►

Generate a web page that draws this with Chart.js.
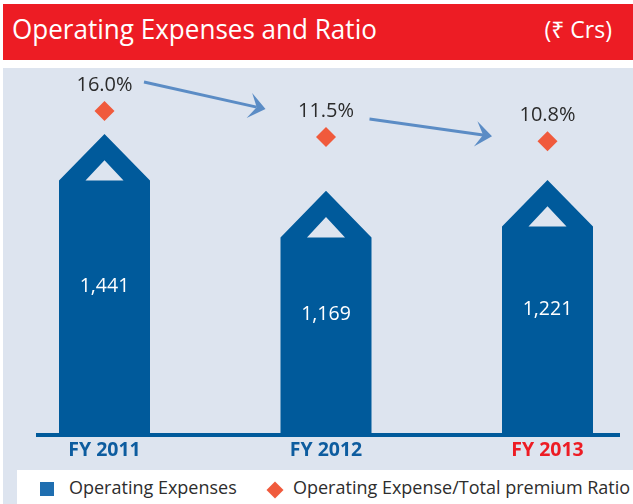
<!DOCTYPE html>
<html>
<head>
<meta charset="utf-8">
<script src="https://cdn.jsdelivr.net/npm/chart.js@4.4.1/dist/chart.umd.min.js"></script>
<style>
html,body{margin:0;padding:0;background:#fff;width:633px;height:504px;overflow:hidden;font-family:"Open Sans","Noto Sans","DejaVu Sans",sans-serif}
#titlebar{position:absolute;left:3px;top:4px;width:630px;height:56px;background:#ed1c24;color:#fff;overflow:hidden}
#title{position:absolute;left:9px;top:11px;font-size:27px;line-height:27px;white-space:nowrap;transform:scaleX(0.965);transform-origin:0 0}
#unit{position:absolute;right:21px;top:14px;font-size:23px;line-height:23px;white-space:nowrap;font-family:"Open Sans","Noto Sans","DejaVu Sans",sans-serif}
#panel{position:absolute;left:3px;top:68px;width:630px;height:436px;background:#dde4ef}
#wrap{position:absolute;left:0;top:0;width:633px;height:504px}
#legend{position:absolute;left:17px;top:470px;width:616px;height:34px;background:#fff;overflow:hidden;white-space:nowrap;color:#2d2d2d;font-size:18px}
.lg-text{position:absolute;top:7px;line-height:20px;font-size:18px}
</style>
</head>
<body>
<div id="titlebar"><div id="title">Operating Expenses and Ratio</div><div id="unit">(₹ Crs)</div></div>
<div id="panel"></div>
<div id="wrap"><canvas id="c" width="633" height="504"></canvas></div>
<div id="legend"></div>
<script>
// ---- data ----
const categories = ['FY 2011', 'FY 2012', 'FY 2013'];
const opexValues = [1441, 1169, 1221];
const opexLabels = ['1,441', '1,169', '1,221'];
const ratioValues = [16.0, 11.5, 10.8];
const ratioLabels = ['16.0%', '11.5%', '10.8%'];
const seriesNames = ['Operating Expenses', 'Operating Expense/Total premium Ratio'];

// ---- styles ----
const BAR = '#005a9b';
const DIAMOND = '#f05a3c';
const ARROW = '#5b8cc5';
const TICK_BLUE = '#0d5c9f';
const TICK_RED = '#ed1c24';
const FONT = '"Open Sans","Noto Sans","DejaVu Sans",sans-serif';

const housePlugin = {
  id: 'house',
  beforeDatasetDraw(chart, args) {
    const ds = chart.data.datasets[args.index];
    if (ds.type !== 'bar') return;
    const ctx = chart.ctx;
    ctx.save();
    args.meta.data.forEach(bar => {
      const p = bar.getProps(['x', 'y', 'base', 'width'], true);
      const L = p.x - p.width / 2, R = p.x + p.width / 2;
      const rh = p.width * 0.512;
      const eave = p.y + rh;
      const iw = p.width * 0.209;
      ctx.beginPath();
      ctx.moveTo(L, p.base);
      ctx.lineTo(L, eave);
      ctx.lineTo(p.x, p.y);
      ctx.lineTo(R, eave);
      ctx.lineTo(R, p.base);
      ctx.closePath();
      ctx.moveTo(p.x - iw, eave);
      ctx.lineTo(p.x, eave - iw * 1.07);
      ctx.lineTo(p.x + iw, eave);
      ctx.closePath();
      ctx.fillStyle = ds.backgroundColor;
      ctx.fill('evenodd');
    });
    ctx.restore();
    return false;
  }
};

function drawArrow(ctx, x0, y0, x1, y1) {
  const dx = x1 - x0, dy = y1 - y0, len = Math.hypot(dx, dy);
  const ux = dx / len, uy = dy / len, nx = -uy, ny = ux;
  const head = 16.5, half = 12.8, notch = 9;
  ctx.save();
  ctx.strokeStyle = ARROW; ctx.fillStyle = ARROW; ctx.lineWidth = 3;
  ctx.beginPath(); ctx.moveTo(x0, y0); ctx.lineTo(x1 - ux * notch, y1 - uy * notch); ctx.stroke();
  ctx.beginPath();
  ctx.moveTo(x1, y1);
  ctx.lineTo(x1 - ux * head + nx * half, y1 - uy * head + ny * half);
  ctx.lineTo(x1 - ux * notch, y1 - uy * notch);
  ctx.lineTo(x1 - ux * head - nx * half, y1 - uy * head - ny * half);
  ctx.closePath(); ctx.fill();
  ctx.restore();
}

const annotPlugin = {
  id: 'annot',
  afterDatasetsDraw(chart) {
    const ctx = chart.ctx;
    const xs = chart.scales.x, ys = chart.scales.y;
    const bars = chart.getDatasetMeta(0).data;
    const pts = chart.getDatasetMeta(1).data;
    ctx.save();
    // baseline
    const by = ys.getPixelForValue(0);
    ctx.fillStyle = BAR;
    ctx.fillRect(xs.left - 68.5, by - 2, (xs.right + 72.5) - (xs.left - 68.5), 4);
    // value labels in bars
    ctx.fillStyle = '#ffffff';
    ctx.font = '19.5px ' + FONT;
    ctx.textAlign = 'center';
    ctx.textBaseline = 'middle';
    bars.forEach((b, i) => {
      ctx.fillText(opexLabels[i], b.x, (b.y + b.base) / 2 + 2);
    });
    // ratio labels
    ctx.fillStyle = '#2b2b2b';
    ctx.font = '20px ' + FONT;
    pts.forEach((p, i) => {
      ctx.fillText(ratioLabels[i], p.x, p.y - 26);
    });
    // arrows between ratio points
    drawArrow(ctx, pts[0].x + 39.5, pts[0].y - 29, pts[1].x - 60.5, pts[1].y - 28);
    drawArrow(ctx, pts[1].x + 43.5, pts[1].y - 18, pts[2].x - 55.5, pts[2].y - 5);
    ctx.restore();
  }
};

const chart = new Chart(document.getElementById('c'), {
  type: 'bar',
  data: {
    labels: categories,
    datasets: [
      {
        type: 'bar',
        label: seriesNames[0],
        data: opexValues,
        backgroundColor: BAR,
        borderWidth: 0,
        barThickness: 91,
        yAxisID: 'y',
        order: 2,
        clip: false
      },
      {
        type: 'line',
        label: seriesNames[1],
        data: ratioValues,
        yAxisID: 'y2',
        showLine: false,
        pointStyle: 'rectRot',
        pointRadius: 10,
        pointHoverRadius: 10,
        pointBackgroundColor: DIAMOND,
        pointBorderColor: DIAMOND,
        pointBorderWidth: 0,
        backgroundColor: DIAMOND,
        borderColor: DIAMOND,
        order: 1,
        clip: false
      }
    ]
  },
  options: {
    responsive: false,
    animation: false,
    events: [],
    layout: { padding: { top: 59, left: 104.5, right: 85.5, bottom: 37.6 } },
    plugins: { legend: { display: false }, tooltip: { enabled: false }, title: { display: false } },
    scales: {
      x: {
        type: 'category',
        offset: false,
        grid: { display: false, drawTicks: false, offset: false },
        border: { display: false },
        ticks: {
          padding: 4,
          maxRotation: 0,
          autoSkip: false,
          font: { family: FONT, size: 19.5, weight: 'bold' },
          color: (c) => c.index === categories.length - 1 ? TICK_RED : TICK_BLUE
        }
      },
      y: { display: false, min: 0, max: 1800 },
      y2: { display: false, min: -40, max: 25 }
    }
  },
  plugins: [housePlugin, annotPlugin]
});

// HTML legend built from the datasets
(function buildLegend() {
  const lg = document.getElementById('legend');
  const items = [
    { name: chart.data.datasets[0].label, color: '#1f6eb0', shape: 'square', mx: 23, tx: 52 },
    { name: chart.data.datasets[1].label, color: chart.data.datasets[1].backgroundColor, shape: 'diamond', mx: 250, tx: 276 }
  ];
  items.forEach(it => {
    const m = document.createElement('div');
    m.style.position = 'absolute';
    if (it.shape === 'square') {
      m.style.left = it.mx + 'px'; m.style.top = '12px';
      m.style.width = '14px'; m.style.height = '14px';
      m.style.background = it.color;
    } else {
      m.style.left = (it.mx + 2) + 'px'; m.style.top = '14px';
      m.style.width = '12px'; m.style.height = '12px';
      m.style.background = it.color;
      m.style.transform = 'rotate(45deg)';
    }
    lg.appendChild(m);
    const t = document.createElement('div');
    t.className = 'lg-text';
    t.style.left = it.tx + 'px';
    t.textContent = it.name;
    lg.appendChild(t);
  });
})();
</script>
</body>
</html>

◄

• _DIRECTIONS FOR THIS TASK_
Your task is to restate word for word the lines from the top of the data to the line containing "const seriesNames = ['Operating", both ends included, with every picture left out.

• _ANSWER FOR THIS EXERCISE_
Generate a web page that draws this with Chart.js.
<!DOCTYPE html>
<html>
<head>
<meta charset="utf-8">
<script src="https://cdn.jsdelivr.net/npm/chart.js@4.4.1/dist/chart.umd.min.js"></script>
<style>
html,body{margin:0;padding:0;background:#fff;width:633px;height:504px;overflow:hidden;font-family:"Open Sans","Noto Sans","DejaVu Sans",sans-serif}
#titlebar{position:absolute;left:3px;top:4px;width:630px;height:56px;background:#ed1c24;color:#fff;overflow:hidden}
#title{position:absolute;left:9px;top:11px;font-size:27px;line-height:27px;white-space:nowrap;transform:scaleX(0.965);transform-origin:0 0}
#unit{position:absolute;right:21px;top:14px;font-size:23px;line-height:23px;white-space:nowrap;font-family:"Open Sans","Noto Sans","DejaVu Sans",sans-serif}
#panel{position:absolute;left:3px;top:68px;width:630px;height:436px;background:#dde4ef}
#wrap{position:absolute;left:0;top:0;width:633px;height:504px}
#legend{position:absolute;left:17px;top:470px;width:616px;height:34px;background:#fff;overflow:hidden;white-space:nowrap;color:#2d2d2d;font-size:18px}
.lg-text{position:absolute;top:7px;line-height:20px;font-size:18px}
</style>
</head>
<body>
<div id="titlebar"><div id="title">Operating Expenses and Ratio</div><div id="unit">(₹ Crs)</div></div>
<div id="panel"></div>
<div id="wrap"><canvas id="c" width="633" height="504"></canvas></div>
<div id="legend"></div>
<script>
// ---- data ----
const categories = ['FY 2011', 'FY 2012', 'FY 2013'];
const opexValues = [1441, 1169, 1221];
const opexLabels = ['1,441', '1,169', '1,221'];
const ratioValues = [16.0, 11.5, 10.8];
const ratioLabels = ['16.0%', '11.5%', '10.8%'];
const seriesNames = ['Operating Expenses', 'Operating Expense/Total premium Ratio'];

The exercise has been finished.